### Data block
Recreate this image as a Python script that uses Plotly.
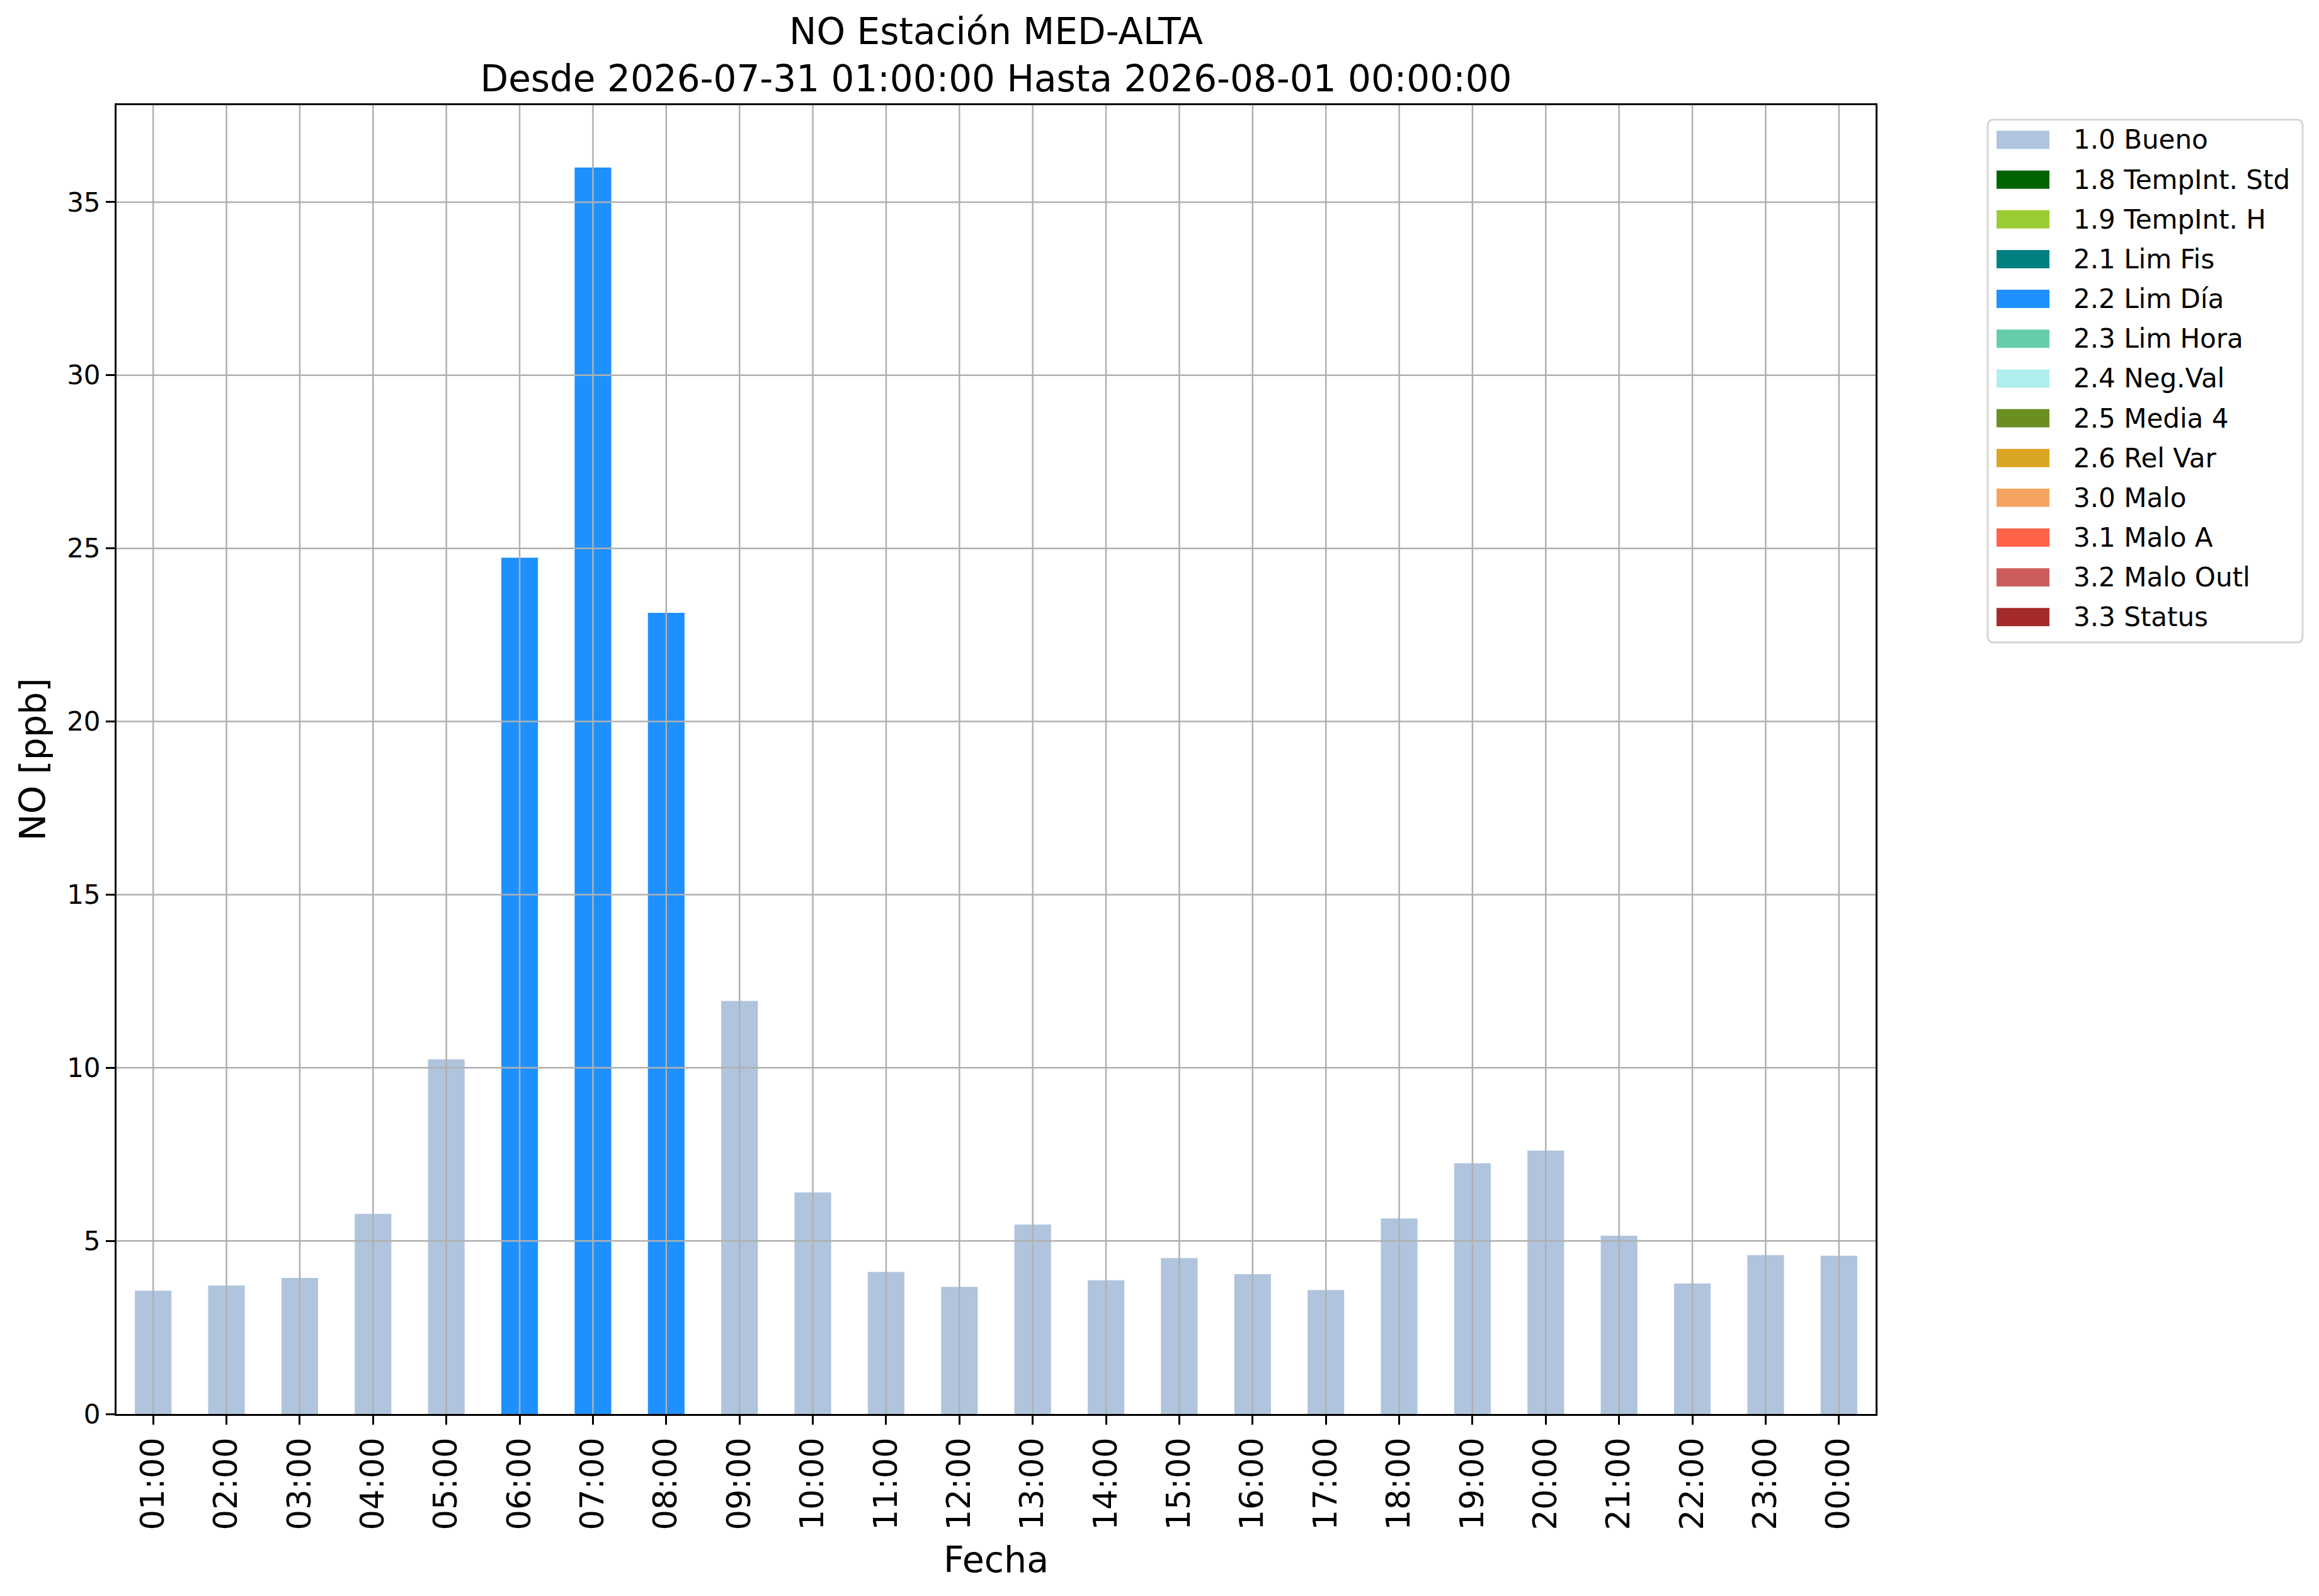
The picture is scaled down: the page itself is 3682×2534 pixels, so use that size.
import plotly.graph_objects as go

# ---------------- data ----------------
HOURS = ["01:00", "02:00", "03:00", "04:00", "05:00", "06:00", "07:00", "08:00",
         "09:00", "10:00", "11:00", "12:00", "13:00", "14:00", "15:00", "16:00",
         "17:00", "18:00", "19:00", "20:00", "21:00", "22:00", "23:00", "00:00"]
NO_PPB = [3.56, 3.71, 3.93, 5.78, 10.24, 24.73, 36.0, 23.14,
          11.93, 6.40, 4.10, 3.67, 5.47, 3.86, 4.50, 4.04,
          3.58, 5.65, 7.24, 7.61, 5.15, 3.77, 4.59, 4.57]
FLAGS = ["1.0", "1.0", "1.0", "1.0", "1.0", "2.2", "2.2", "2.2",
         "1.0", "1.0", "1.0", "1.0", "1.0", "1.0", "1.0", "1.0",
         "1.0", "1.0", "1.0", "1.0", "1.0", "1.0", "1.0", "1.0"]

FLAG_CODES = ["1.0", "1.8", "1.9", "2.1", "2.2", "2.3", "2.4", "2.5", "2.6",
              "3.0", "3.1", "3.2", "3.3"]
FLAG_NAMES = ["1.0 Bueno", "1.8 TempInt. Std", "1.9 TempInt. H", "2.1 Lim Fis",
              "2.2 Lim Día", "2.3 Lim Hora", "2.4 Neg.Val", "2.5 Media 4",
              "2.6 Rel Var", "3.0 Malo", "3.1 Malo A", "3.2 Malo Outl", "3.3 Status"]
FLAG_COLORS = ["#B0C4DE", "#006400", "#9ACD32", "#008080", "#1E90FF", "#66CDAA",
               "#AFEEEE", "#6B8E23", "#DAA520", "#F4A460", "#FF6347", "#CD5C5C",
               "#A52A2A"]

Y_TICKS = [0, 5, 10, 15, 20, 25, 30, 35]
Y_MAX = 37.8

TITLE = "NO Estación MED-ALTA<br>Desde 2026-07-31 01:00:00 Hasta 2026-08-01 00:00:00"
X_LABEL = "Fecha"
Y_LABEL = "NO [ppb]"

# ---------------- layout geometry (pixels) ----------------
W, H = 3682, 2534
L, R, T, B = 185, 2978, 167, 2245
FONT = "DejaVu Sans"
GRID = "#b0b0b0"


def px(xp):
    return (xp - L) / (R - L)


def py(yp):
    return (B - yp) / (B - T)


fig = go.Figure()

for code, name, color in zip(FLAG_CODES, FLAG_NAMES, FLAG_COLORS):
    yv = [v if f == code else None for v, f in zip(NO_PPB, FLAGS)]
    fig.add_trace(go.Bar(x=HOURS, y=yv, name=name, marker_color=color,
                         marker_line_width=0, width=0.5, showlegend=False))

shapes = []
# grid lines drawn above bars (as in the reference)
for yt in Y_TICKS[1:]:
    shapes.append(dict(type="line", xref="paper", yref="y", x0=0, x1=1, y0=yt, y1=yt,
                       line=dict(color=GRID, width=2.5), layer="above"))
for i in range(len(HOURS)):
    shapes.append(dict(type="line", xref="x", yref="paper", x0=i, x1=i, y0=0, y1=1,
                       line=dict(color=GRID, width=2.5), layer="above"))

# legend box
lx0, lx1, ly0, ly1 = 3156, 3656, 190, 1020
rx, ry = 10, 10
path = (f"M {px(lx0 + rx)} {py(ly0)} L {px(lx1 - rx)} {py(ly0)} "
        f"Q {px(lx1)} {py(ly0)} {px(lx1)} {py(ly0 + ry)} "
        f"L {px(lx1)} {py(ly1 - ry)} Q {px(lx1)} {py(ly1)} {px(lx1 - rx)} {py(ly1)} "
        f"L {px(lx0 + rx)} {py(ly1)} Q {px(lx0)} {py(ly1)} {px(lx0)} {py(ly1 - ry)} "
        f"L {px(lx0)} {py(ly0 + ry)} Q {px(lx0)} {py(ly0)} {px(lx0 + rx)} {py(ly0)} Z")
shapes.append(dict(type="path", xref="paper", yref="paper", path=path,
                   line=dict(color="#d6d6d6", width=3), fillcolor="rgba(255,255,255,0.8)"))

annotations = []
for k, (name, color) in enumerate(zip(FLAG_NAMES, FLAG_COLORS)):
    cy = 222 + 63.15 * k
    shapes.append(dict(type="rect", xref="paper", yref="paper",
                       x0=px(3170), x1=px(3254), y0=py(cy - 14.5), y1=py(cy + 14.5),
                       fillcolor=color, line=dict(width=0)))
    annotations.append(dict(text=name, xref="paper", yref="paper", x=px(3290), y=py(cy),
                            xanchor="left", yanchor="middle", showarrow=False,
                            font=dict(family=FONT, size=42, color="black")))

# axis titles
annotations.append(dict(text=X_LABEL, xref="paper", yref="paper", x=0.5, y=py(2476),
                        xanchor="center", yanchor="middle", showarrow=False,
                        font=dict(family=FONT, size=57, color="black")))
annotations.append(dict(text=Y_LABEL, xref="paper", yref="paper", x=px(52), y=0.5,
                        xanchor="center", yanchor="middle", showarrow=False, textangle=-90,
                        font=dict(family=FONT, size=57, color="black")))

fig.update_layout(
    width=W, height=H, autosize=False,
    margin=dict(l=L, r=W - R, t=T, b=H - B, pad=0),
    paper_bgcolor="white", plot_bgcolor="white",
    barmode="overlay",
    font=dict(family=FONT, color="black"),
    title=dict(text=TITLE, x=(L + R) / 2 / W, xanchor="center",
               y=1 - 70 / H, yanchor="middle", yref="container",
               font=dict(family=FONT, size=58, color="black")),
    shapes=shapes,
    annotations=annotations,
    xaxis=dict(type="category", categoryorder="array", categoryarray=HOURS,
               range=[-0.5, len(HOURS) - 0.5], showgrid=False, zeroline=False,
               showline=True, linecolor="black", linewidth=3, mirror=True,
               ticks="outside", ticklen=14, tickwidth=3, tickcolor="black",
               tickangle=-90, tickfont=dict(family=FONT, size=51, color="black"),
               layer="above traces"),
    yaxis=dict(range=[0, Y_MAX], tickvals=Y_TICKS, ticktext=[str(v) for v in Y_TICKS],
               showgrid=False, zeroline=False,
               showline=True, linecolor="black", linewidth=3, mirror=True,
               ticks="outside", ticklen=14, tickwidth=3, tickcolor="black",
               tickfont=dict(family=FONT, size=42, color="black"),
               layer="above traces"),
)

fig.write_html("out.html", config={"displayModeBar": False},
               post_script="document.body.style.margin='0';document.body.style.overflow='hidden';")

### To be done
Search the data for "that". Copy every matching line.

### Result of this exercise
Recreate this image as a Python script that uses Plotly.
The picture is scaled down: the page itself is 3682×2534 pixels, so use that size.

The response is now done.